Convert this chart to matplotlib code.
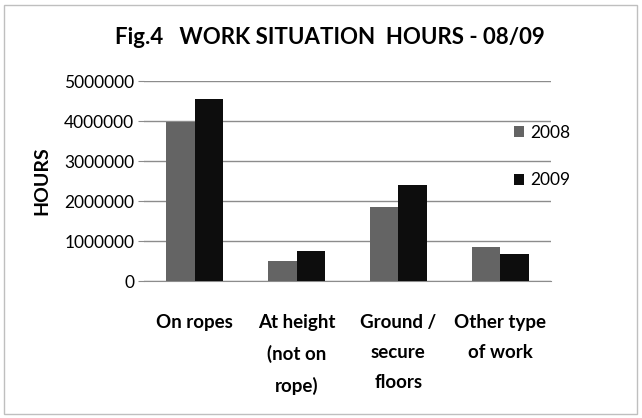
import matplotlib
matplotlib.use("Agg")
import matplotlib.pyplot as plt
import numpy as np
from matplotlib.patches import Rectangle

categories = ["On ropes", "At height\n(not on\nrope)", "Ground /\nsecure\nfloors", "Other type\nof work"]
series_names = ["2008", "2009"]
values_2008 = [3980000, 490000, 1850000, 860000]
values_2009 = [4560000, 740000, 2410000, 670000]
yticks = [0, 1000000, 2000000, 3000000, 4000000, 5000000]
colors = ["#646464", "#0d0d0d"]

plt.rcParams['font.family'] = ['Lato', 'DejaVu Sans']

W, H = 642, 418
fig = plt.figure(figsize=(W/100, H/100), dpi=100)
fig.patches.append(Rectangle((4/W, 4/H), (W-9)/W, (H-9)/H, transform=fig.transFigure,
                             fill=False, edgecolor="#bfbfbf", linewidth=1))

ax = fig.add_axes([144/W, 1-281/H, (551-144)/W, (281-81)/H])
x = np.arange(len(categories))
bw = 0.28
ax.bar(x - bw/2, values_2008, bw, color=colors[0], label=series_names[0], zorder=3)
ax.bar(x + bw/2, values_2009, bw, color=colors[1], label=series_names[1], zorder=3)
ax.set_xlim(-0.5, len(categories) - 0.5)
ax.set_ylim(0, 5000000)
ax.set_yticks(yticks)
ax.set_yticklabels([str(v) for v in yticks], fontsize=12.5)
ax.yaxis.grid(True, color="#8c8c8c", linewidth=1, zorder=0)
ax.set_xticks(x)
ax.set_xticklabels(categories, fontsize=13.5, fontweight="bold", va="top", linespacing=1.9)
ax.tick_params(axis='x', length=0, pad=24)
ax.tick_params(axis='y', length=4, color="#8c8c8c", pad=3)
for s in ["top", "right", "left"]:
    ax.spines[s].set_visible(False)
ax.spines["bottom"].set_color("#8c8c8c")
ax.set_ylabel("HOURS", fontsize=14, fontweight="bold", labelpad=10)

fig.text(330/W, 1-38/H, "Fig.4   WORK SITUATION  HOURS - 08/09", fontsize=16, fontweight="bold",
         ha="center", va="center")

leg = ax.legend(loc="upper left", bbox_to_anchor=(363/407, 0.815), frameon=False, fontsize=12.5,
                handlelength=0.6, handleheight=0.6, labelspacing=1.8, handletextpad=0.35,
                borderaxespad=0)

fig.savefig("out.png", dpi=100)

§ Direction: List each line holding the string "matplotlib".

§ Answer to this task:
Convert this chart to matplotlib code.
import matplotlib
matplotlib.use("Agg")
import matplotlib.pyplot as plt
from matplotlib.patches import Rectangle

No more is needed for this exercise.